In the state of New York, drivers do not have to exhibit signs of impaired driving to be charged with driving while intoxicated (DWI). Under state law, a blood alcohol concentration of .08 percent or higher is per se intoxicated. A driver who is less than 21 years of age can be charged with DWI with a BAC of only .02 percent. All individuals convicted of DWI must undergo an alcohol and drug assessment prior to sentencing, and they must also install an ignition interlock device.
As has occurred in other parts of the country, those arrested in New York for DWI face more severe penalties include heavy fines, license revocation, imprisonment, and mandatory substance abuse evaluations and treatment. New York has joined other states in imposing stricter penalties for those under the age of 21 and for drivers with high blood alcohol concentrations as revealed by breath, blood, or urine testing. A prior alcohol-related conviction will also subject a driver to higher fines, longer periods of confinement in jail or prison, longer license revocation periods, and possible forfeiture of the vehicle the person was driving at the time of the violation.

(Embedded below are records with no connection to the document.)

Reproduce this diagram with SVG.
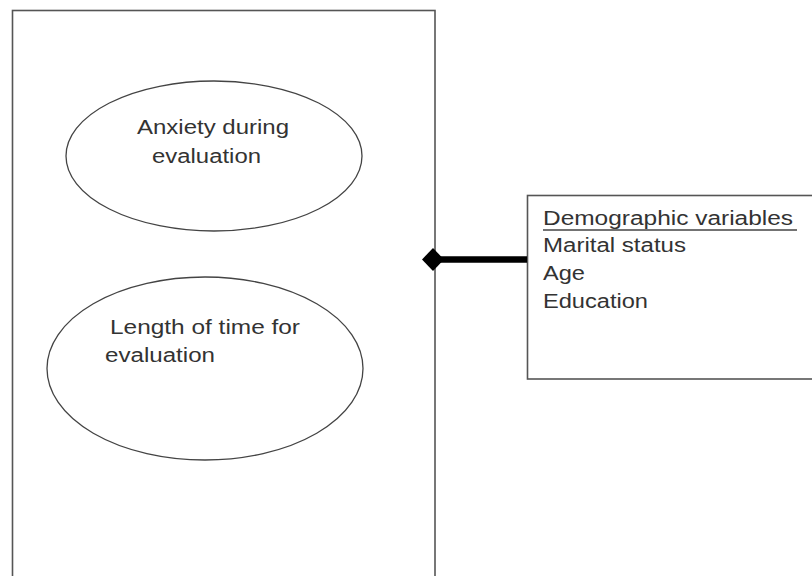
<svg xmlns="http://www.w3.org/2000/svg" width="812" height="576" viewBox="0 0 812 576">
<style>
.box{fill:#fff;stroke:#555;stroke-width:1.6}
.ell{fill:#fff;stroke:#444;stroke-width:1.3}
.t{font-family:"Liberation Sans",Arial,sans-serif;font-size:20px;fill:#333}
</style>
<rect width="812" height="576" fill="#fff"/>
<g id="container">
<rect class="box" x="12.5" y="10.5" width="422.5" height="600"/>
</g>
<g id="anxiety">
<ellipse class="ell" cx="214" cy="156" rx="148" ry="75"/>
<text class="t" x="137" y="134" textLength="152" lengthAdjust="spacingAndGlyphs">Anxiety during</text>
<text class="t" x="152" y="163" textLength="109" lengthAdjust="spacingAndGlyphs">evaluation</text>
</g>
<g id="length">
<ellipse class="ell" cx="205" cy="368.5" rx="158" ry="91.5"/>
<text class="t" x="110" y="334" textLength="190" lengthAdjust="spacingAndGlyphs">Length of time for</text>
<text class="t" x="105" y="362" textLength="110" lengthAdjust="spacingAndGlyphs">evaluation</text>
</g>
<g id="demographics">
<rect class="box" x="527.5" y="195.5" width="300" height="183.5"/>
<text class="t" x="543" y="225" textLength="250" lengthAdjust="spacingAndGlyphs">Demographic variables</text>
<line x1="543" y1="230" x2="797" y2="230" stroke="#444" stroke-width="1.4"/>
<text class="t" x="543" y="252" textLength="143" lengthAdjust="spacingAndGlyphs">Marital status</text>
<text class="t" x="543" y="280" textLength="42" lengthAdjust="spacingAndGlyphs">Age</text>
<text class="t" x="543" y="308" textLength="105" lengthAdjust="spacingAndGlyphs">Education</text>
</g>
<g id="connectors">
<line x1="433" y1="259.5" x2="527" y2="259.5" stroke="#000" stroke-width="6.5"/>
<polygon points="433,248 444,259.5 433,271 422,259.5" fill="#000"/>
</g>
</svg>
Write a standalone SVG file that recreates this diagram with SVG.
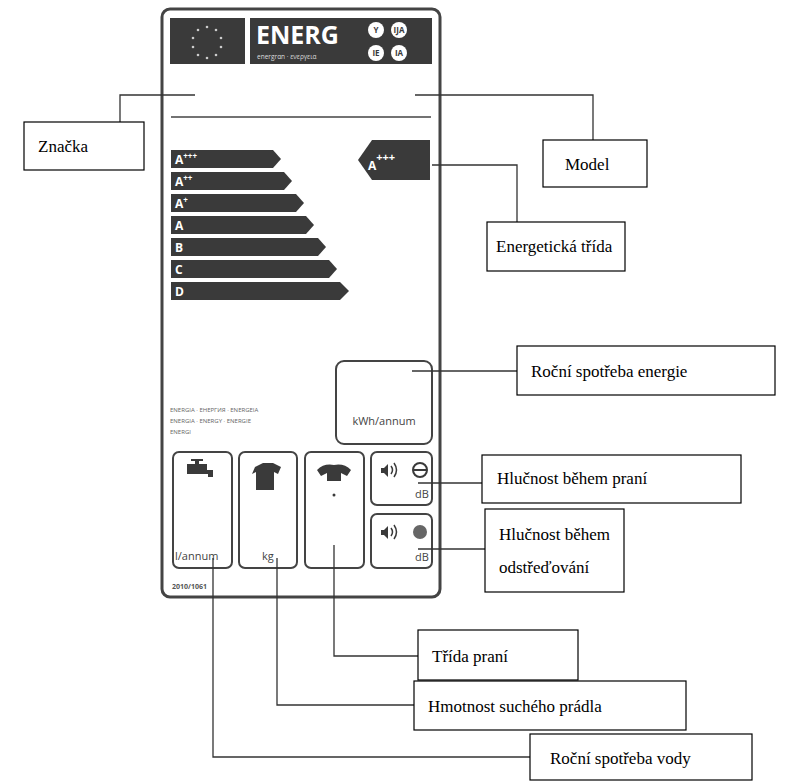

New York implied consent laws affect all drivers in the state. Essentially, the laws state that by operating a motor vehicle on New York roads, drivers have automatically consented to a BAC test if an officer believes they are driving while intoxicated. If a driver refuses to take the test, he or she can be penalized with a license suspension of up to a year for a first offense. Refusals on subsequent stops result in an 18-month license suspension.
First offense DWI Penalties
A person convicted of DWI as a first offense misdemeanor with a BAC that is less than .18 percent is subject to New York DWI penalties of up to one year in jail, fines ranging from $500 to $1,000, and a minimum license revocation of six months.
Aggravated driving while intoxicated can be charged when a person’s BAC is .18 percent or higher. A first offense is a misdemeanor with fines from $1,000 to $2,500, up to a year in jail, and a minimum license revocation of one year.
Second offense DWI penalties
A second DWI conviction within 10 years of the first is a Class E felony punishable by fines of $1,000 to $5,000, a minimum jail sentence of five days or 30 days of community service up to four years in prison, and revocation of a license to drive for at least one year. A second aggravated DWI offense within five years has similar penalties as a second DWI except for the maximum fine increases to $5,000 and the revocation period is at least 18 months.
Third offense DWI Penalties
A third DWI within 10 years is a Class D felony punishable by fines of $2,000 to $10,000, up to seven years in prison, and license revocation of at least one year. A conviction for aggravated DWI results in essentially the same sentence as a third offense DWI, but the revocation period is at least 18 months.